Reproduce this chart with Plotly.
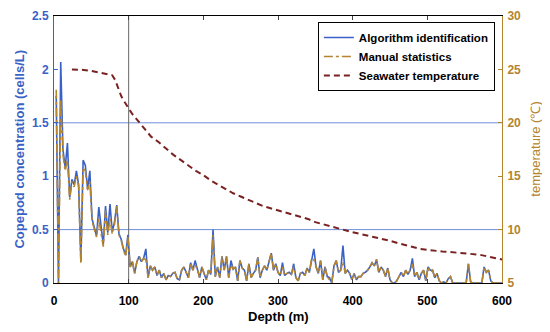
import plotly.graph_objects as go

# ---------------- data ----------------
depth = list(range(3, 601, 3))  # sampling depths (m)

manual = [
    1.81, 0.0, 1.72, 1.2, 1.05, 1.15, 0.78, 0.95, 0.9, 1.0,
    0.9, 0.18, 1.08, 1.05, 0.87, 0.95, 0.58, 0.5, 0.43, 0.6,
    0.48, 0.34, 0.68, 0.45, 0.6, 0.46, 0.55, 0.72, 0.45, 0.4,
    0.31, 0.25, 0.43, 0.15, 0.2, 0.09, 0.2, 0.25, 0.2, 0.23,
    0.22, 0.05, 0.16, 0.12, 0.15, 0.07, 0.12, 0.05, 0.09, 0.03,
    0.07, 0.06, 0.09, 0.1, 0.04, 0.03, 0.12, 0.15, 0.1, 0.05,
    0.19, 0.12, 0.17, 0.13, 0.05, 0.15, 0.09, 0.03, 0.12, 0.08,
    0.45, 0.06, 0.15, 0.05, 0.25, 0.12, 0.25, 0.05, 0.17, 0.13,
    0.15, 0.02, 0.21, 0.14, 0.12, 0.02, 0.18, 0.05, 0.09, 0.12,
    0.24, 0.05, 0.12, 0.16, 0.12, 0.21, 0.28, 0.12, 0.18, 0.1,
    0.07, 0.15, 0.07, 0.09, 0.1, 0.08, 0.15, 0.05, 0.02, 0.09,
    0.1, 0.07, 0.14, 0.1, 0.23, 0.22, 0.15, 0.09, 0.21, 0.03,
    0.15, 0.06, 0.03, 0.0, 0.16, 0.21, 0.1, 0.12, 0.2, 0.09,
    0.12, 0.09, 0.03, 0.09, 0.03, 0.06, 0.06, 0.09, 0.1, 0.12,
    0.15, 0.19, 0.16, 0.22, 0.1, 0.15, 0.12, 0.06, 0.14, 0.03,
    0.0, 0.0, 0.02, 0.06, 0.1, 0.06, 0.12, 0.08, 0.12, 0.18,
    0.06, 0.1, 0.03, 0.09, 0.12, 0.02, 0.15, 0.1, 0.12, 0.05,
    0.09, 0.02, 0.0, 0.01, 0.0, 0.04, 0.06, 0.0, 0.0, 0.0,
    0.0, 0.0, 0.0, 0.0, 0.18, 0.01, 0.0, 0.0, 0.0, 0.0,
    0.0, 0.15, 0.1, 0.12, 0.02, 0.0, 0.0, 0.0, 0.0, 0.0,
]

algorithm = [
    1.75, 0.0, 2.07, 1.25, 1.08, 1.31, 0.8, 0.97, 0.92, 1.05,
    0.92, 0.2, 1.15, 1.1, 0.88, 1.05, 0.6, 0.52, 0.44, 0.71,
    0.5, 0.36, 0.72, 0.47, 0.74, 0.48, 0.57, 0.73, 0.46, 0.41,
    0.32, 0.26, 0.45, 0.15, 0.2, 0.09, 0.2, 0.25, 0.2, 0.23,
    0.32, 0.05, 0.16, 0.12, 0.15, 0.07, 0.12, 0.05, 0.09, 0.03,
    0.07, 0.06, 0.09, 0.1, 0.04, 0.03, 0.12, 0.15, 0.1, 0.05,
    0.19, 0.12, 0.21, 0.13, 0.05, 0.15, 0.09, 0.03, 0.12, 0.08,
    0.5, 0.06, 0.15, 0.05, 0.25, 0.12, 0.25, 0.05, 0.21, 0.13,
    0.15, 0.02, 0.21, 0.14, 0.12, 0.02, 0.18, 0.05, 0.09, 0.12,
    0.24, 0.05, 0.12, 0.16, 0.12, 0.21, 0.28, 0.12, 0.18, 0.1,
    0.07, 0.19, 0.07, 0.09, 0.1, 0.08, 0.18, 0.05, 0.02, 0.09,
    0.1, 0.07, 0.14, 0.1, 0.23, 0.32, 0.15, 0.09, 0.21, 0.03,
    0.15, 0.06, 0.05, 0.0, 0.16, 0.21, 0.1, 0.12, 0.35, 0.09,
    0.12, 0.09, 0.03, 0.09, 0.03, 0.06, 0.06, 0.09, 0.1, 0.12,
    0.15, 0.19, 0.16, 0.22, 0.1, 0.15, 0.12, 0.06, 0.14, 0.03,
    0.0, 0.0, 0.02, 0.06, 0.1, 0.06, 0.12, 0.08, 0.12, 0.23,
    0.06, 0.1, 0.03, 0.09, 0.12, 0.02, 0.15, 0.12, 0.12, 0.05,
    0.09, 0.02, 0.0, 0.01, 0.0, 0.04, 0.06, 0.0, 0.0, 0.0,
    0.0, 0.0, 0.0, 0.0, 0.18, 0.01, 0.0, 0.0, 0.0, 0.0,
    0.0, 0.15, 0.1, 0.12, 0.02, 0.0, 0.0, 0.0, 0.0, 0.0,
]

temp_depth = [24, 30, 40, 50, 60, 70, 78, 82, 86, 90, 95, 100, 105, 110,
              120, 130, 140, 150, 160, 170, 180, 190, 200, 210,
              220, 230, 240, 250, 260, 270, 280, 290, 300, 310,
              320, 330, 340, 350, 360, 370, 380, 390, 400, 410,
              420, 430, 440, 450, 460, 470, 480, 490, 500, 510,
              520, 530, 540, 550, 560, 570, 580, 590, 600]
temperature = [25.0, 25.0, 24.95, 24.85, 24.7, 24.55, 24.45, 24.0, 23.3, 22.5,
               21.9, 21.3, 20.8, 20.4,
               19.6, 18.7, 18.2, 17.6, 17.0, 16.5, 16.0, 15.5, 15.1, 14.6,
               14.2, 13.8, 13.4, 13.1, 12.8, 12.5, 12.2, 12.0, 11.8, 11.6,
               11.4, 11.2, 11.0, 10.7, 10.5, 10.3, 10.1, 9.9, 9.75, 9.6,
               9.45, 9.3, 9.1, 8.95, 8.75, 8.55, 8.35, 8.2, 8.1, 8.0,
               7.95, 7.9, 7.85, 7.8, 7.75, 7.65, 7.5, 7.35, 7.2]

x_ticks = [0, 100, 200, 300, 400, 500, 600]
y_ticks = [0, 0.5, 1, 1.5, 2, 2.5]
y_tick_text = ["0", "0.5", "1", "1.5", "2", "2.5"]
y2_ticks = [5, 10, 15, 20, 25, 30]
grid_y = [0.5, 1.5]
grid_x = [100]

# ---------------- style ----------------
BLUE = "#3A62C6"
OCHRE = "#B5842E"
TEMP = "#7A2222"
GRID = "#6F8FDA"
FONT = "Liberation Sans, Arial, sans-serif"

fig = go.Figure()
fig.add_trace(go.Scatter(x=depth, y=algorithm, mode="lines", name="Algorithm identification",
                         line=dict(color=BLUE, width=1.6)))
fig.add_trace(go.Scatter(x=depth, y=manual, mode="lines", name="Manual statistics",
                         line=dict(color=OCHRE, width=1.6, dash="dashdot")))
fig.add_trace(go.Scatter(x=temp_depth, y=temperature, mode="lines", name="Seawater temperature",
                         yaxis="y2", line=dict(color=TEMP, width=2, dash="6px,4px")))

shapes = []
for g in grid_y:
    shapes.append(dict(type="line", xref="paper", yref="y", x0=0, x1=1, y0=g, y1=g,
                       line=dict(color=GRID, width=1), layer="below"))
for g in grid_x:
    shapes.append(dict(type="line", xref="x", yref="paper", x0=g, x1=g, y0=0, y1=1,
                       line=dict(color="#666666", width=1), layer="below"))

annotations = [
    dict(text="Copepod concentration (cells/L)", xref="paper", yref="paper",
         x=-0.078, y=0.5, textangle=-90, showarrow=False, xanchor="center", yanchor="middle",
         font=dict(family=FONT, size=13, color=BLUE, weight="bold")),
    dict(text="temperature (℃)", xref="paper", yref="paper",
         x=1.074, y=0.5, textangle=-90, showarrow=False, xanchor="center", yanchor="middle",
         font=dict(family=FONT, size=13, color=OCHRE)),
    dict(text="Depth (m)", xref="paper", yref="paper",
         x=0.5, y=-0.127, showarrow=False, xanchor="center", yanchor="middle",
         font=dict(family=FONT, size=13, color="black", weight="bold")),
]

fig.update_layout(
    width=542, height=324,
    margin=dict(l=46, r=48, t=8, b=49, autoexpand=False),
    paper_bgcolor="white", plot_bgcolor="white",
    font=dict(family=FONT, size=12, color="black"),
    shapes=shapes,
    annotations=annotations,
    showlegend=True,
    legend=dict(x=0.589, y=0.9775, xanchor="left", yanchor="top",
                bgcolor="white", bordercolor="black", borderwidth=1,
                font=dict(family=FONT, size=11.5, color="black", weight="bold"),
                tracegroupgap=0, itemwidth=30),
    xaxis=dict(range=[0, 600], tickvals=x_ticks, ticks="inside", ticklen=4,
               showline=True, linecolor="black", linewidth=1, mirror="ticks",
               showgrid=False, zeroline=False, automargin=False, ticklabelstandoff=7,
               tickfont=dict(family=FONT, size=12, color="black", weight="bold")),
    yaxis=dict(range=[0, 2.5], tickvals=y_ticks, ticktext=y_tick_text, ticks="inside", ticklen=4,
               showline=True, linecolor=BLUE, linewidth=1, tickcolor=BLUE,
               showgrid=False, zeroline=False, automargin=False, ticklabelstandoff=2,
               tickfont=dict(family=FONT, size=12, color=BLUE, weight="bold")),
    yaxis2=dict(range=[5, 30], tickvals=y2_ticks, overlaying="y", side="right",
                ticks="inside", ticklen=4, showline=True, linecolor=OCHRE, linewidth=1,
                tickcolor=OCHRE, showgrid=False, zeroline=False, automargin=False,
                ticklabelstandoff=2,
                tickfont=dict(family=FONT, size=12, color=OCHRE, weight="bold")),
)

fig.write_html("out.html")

******

§ Work required
Restate the data word for word from its first line through the line with "depth = list(range(3, 601, 3))", leaving out any picture along the way.

§ Output of the task
Reproduce this chart with Plotly.
import plotly.graph_objects as go

# ---------------- data ----------------
depth = list(range(3, 601, 3))  # sampling depths (m)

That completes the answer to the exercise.